Déjà, nous connaissons depuis quelques années une augmentation des hospitalisations d'office, pas parce que nous sommes plus dangereux ou plus nombreux à être malades, mais parce que beaucoup de structures de proximité, intermédiaires, qui accueillaient la parole des patients, on été fermées, alors qu'elles constituaient un véritable outil de prévention des risques et dont se saisissaient les patients. Celles qui restent manquent de moyens, de personnel, les attentes pour des rendez-vous sont dangereusement longues. Telle structure a vu en quelques mois son nombre d'hospitalisations d'office être multiplié par... 10 ! Par 10 ! Alors que les pathologies restent les mêmes. Que se passe-t-il ? Le préfet semble signer l'enfermement à tour de bras, comme le psychiatre, mais hésite à signer les levées : ils ont peur d'être jugés trop laxistes... non pour le bien du patient, ni pour celui de la société ! Voici des conséquences déjà visibles de l'esprit de cette loi.
Toute hospitalisation d'office est toujours extrêmement violente pour le patient. Tous nos témoignages personnels sont terrifiants. Nous en gardons un traumatisme à vie. L'hospitalisation doit de toute façon être soigneusement réfléchie et durer le moins possible. Or ce n'est pas du tout le sens de cette loi.
Si le grand public et notre entourage sont amenés à penser que nous sommes dangereux au point de nous contraindre, de nous enfermer à ce point, de nous contrôler à ce point, de nous "judiciariser" et qui plus est, d'urgence, quelle image de nous et quelle réaction vont-ils avoir ? Et nous, quelle image pouvons-nous avoir de nous-mêmes ? Et vous, si vous craquez ? Comment va se comporter une population persuadée que tous les malades sont dangereux, ou que tous les dangereux sont enfermés ?

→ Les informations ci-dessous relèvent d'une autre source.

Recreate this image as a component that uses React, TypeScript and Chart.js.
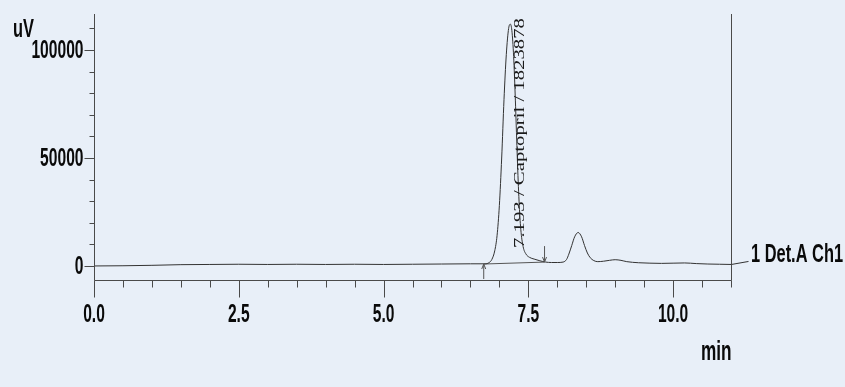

Aussi, dans un souci d'efficacité des soins, comme dans un souci d'une société capable de se pencher avec raison sur les véritables dangerosités dans notre vie à tous, dans un souci de justice et de justesse, nous refusons chaque terme de cette réforme. Ces actes risquent d'être perpétrés en votre nom, en notre nom.
Ne sacrifions pas des citoyens qui souffrent, qui se battent individuellement pour se soigner, et toute
la profession qui avait tant progressé pour le bien de toute la société. Nous souffrons de ce projet. Nous faisons peu de bruit parce que nous sommes surtout occupés à tenir et nous soigner. Mais nous sommes là, nombreux, à vouloir nous soigner correctement et rester citoyens libres et responsables.
Ne nous enfermez pas dans des hôpitaux-prisons, dans une image terrible, dans des contraintes et des protocoles de soins stéréotypés, par peur ! Au nom d'un principe illusoire de précaution. Aidez-nous, au contraire, car nous souhaitons aller mieux, souffrir moins et avoir notre place, utile et légitime, dans notre société.
Mesdames et messieurs nos Députés et sénateurs, vous nous représentez, nous vous demandons de pop voix et notre refus légitime de cette loi, lors du débat au Sénat.
Veuillez recevoir nos salutations citoyennes.